=== Given information ===

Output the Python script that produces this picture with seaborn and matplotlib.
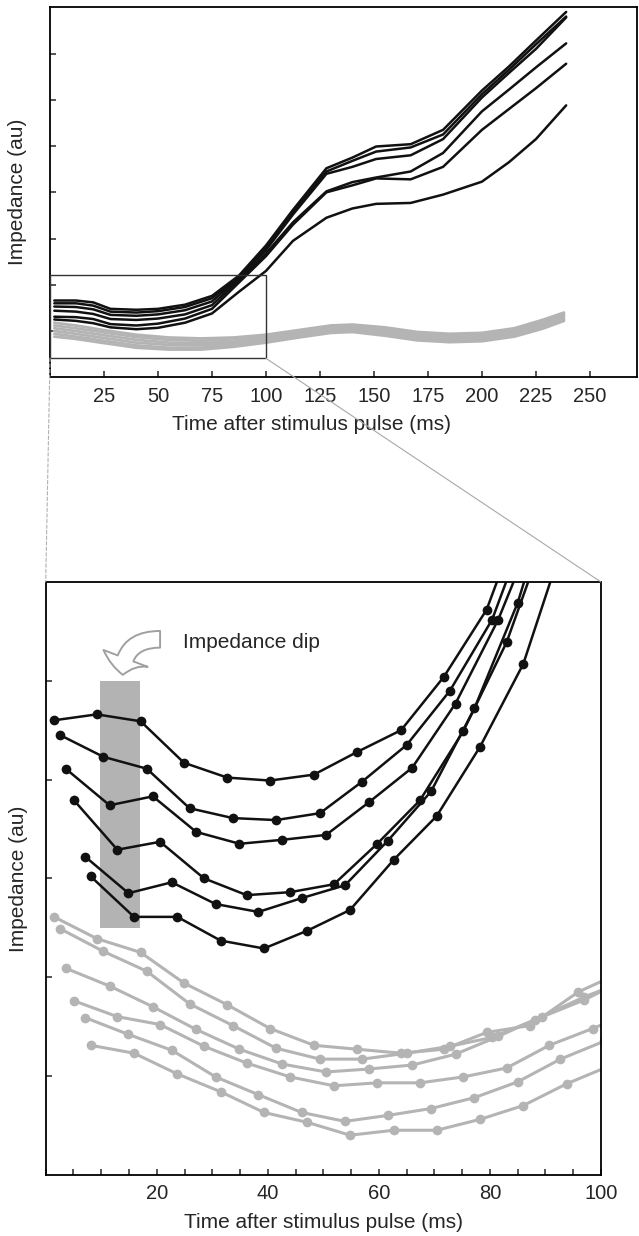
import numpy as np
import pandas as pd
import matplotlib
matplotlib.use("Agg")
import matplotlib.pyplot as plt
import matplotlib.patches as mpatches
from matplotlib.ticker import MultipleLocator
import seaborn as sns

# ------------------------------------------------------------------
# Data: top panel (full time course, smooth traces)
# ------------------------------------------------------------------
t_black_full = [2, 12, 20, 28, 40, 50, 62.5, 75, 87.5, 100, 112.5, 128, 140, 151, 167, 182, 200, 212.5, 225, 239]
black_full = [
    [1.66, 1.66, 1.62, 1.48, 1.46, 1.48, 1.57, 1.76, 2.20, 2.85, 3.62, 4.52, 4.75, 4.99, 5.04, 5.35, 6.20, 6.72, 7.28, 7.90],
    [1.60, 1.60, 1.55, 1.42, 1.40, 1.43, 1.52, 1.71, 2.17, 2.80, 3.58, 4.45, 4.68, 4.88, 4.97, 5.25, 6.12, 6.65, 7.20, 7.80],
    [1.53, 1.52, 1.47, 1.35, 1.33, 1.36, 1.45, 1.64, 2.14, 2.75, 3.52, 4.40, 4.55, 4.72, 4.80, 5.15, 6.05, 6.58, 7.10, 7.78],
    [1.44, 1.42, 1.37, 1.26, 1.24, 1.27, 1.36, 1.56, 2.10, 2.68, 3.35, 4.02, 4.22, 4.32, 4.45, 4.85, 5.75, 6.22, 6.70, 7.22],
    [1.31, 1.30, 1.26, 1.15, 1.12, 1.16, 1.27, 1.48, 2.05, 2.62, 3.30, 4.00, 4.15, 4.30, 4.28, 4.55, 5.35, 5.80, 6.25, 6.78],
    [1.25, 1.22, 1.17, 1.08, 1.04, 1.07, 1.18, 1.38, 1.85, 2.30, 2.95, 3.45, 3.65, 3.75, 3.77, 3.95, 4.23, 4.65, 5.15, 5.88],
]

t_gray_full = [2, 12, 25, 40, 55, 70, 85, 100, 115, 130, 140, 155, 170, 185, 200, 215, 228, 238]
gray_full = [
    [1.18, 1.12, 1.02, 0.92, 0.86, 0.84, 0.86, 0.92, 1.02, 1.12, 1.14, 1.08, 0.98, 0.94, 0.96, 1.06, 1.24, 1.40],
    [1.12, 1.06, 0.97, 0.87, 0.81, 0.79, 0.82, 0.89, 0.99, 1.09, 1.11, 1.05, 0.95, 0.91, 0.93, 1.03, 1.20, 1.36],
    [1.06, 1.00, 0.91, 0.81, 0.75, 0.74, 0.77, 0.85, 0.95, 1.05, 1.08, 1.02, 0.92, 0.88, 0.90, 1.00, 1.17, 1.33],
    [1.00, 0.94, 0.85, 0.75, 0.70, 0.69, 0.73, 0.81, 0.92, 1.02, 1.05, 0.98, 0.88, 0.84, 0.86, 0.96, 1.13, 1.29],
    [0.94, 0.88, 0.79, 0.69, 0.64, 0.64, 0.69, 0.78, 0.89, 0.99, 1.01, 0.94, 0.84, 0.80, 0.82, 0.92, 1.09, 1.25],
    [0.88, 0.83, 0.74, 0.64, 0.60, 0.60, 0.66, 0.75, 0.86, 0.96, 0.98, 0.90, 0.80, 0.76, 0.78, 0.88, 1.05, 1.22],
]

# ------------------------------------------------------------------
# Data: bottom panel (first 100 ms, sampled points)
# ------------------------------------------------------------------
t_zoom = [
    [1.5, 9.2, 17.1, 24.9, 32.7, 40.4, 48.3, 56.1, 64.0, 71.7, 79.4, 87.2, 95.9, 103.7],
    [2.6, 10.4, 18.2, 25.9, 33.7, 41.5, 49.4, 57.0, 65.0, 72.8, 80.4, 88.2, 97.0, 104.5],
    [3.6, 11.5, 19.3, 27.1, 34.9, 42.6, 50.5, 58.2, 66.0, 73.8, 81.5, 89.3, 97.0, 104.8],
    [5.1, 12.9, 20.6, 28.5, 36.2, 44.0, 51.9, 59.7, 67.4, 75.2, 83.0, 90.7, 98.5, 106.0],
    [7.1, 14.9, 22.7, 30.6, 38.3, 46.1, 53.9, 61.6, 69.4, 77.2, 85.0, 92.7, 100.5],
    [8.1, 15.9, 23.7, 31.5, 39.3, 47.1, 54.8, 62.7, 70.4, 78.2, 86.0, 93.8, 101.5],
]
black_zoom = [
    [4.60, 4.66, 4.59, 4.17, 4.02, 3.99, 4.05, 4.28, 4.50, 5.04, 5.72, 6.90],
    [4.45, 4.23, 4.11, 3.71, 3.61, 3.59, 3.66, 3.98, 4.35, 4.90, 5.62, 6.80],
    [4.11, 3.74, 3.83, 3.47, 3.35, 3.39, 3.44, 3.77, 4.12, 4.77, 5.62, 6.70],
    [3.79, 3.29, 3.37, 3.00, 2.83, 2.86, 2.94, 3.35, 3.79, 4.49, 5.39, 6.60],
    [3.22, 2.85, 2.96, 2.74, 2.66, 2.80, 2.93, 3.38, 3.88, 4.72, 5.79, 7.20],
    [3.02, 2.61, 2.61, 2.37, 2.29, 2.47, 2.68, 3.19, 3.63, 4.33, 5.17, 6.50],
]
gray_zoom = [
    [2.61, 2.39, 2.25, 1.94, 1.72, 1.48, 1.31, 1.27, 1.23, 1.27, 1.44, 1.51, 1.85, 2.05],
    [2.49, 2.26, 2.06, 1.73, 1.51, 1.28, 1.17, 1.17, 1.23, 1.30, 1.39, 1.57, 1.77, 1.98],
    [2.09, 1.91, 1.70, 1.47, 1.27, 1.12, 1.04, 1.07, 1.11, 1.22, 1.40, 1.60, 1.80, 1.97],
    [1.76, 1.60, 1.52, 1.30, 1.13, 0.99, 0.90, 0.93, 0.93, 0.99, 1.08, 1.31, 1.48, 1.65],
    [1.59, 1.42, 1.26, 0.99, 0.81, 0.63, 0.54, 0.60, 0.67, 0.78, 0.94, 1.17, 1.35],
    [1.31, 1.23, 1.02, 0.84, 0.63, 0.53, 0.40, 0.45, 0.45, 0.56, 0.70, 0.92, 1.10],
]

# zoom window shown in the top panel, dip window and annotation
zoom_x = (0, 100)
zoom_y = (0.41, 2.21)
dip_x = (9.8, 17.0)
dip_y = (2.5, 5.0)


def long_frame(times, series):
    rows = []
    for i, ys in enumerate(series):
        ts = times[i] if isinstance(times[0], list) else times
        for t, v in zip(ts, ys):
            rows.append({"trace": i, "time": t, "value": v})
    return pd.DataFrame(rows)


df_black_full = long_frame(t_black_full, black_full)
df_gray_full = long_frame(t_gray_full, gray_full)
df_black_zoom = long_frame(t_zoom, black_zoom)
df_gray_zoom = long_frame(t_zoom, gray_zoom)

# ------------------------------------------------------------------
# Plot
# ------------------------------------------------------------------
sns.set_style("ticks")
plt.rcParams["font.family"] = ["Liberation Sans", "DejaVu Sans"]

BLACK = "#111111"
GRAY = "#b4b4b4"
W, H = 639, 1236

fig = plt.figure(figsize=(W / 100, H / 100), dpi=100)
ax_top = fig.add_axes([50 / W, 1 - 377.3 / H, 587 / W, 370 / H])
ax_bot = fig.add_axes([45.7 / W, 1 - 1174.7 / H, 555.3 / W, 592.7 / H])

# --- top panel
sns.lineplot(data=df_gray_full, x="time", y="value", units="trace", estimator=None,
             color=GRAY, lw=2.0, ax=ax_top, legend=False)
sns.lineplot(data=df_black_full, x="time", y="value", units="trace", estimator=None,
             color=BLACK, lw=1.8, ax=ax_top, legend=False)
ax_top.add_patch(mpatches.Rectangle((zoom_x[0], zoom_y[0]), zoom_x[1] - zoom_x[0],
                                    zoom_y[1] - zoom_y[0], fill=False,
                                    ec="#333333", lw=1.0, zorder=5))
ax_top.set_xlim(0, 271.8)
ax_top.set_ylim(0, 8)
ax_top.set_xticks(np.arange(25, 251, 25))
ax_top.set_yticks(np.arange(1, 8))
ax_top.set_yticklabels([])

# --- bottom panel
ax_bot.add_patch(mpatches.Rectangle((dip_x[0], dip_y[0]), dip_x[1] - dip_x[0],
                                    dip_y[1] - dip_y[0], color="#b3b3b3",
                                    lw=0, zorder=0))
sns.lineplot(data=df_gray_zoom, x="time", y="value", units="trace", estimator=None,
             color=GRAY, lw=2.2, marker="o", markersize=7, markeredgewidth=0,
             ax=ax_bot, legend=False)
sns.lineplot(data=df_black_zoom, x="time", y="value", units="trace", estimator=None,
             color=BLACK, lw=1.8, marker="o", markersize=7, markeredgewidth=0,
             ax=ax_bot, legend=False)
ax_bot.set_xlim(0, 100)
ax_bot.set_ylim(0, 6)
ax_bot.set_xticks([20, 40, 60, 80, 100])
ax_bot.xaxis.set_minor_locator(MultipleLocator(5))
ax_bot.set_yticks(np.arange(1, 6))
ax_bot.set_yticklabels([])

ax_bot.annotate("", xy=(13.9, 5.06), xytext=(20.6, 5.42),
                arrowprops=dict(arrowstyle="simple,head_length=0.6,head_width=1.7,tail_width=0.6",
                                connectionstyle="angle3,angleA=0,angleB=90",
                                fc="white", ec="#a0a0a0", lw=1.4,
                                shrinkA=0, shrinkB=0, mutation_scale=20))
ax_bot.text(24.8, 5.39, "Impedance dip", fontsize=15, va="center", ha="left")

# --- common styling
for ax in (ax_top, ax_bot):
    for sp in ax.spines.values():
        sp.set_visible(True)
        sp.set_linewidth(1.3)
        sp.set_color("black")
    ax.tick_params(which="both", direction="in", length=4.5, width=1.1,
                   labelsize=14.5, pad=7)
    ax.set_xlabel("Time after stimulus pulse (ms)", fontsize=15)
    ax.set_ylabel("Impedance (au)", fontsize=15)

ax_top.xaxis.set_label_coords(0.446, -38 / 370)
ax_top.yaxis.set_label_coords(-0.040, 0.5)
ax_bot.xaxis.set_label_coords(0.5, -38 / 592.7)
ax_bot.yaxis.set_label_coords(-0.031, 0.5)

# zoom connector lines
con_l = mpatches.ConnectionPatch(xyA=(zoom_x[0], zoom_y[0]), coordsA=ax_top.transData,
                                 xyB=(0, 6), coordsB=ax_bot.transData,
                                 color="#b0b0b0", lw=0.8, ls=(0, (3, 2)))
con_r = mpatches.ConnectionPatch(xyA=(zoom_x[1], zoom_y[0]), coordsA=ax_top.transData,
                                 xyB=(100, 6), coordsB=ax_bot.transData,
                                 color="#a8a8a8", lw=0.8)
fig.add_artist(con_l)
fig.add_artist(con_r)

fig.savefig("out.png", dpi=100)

===

→ **Task goal**:
From the first line above down to the line with "import seaborn as sns", reproduce every line and no others, omitting pictures.

→ **Solution for this exercise**:
Output the Python script that produces this picture with seaborn and matplotlib.
import numpy as np
import pandas as pd
import matplotlib
matplotlib.use("Agg")
import matplotlib.pyplot as plt
import matplotlib.patches as mpatches
from matplotlib.ticker import MultipleLocator
import seaborn as sns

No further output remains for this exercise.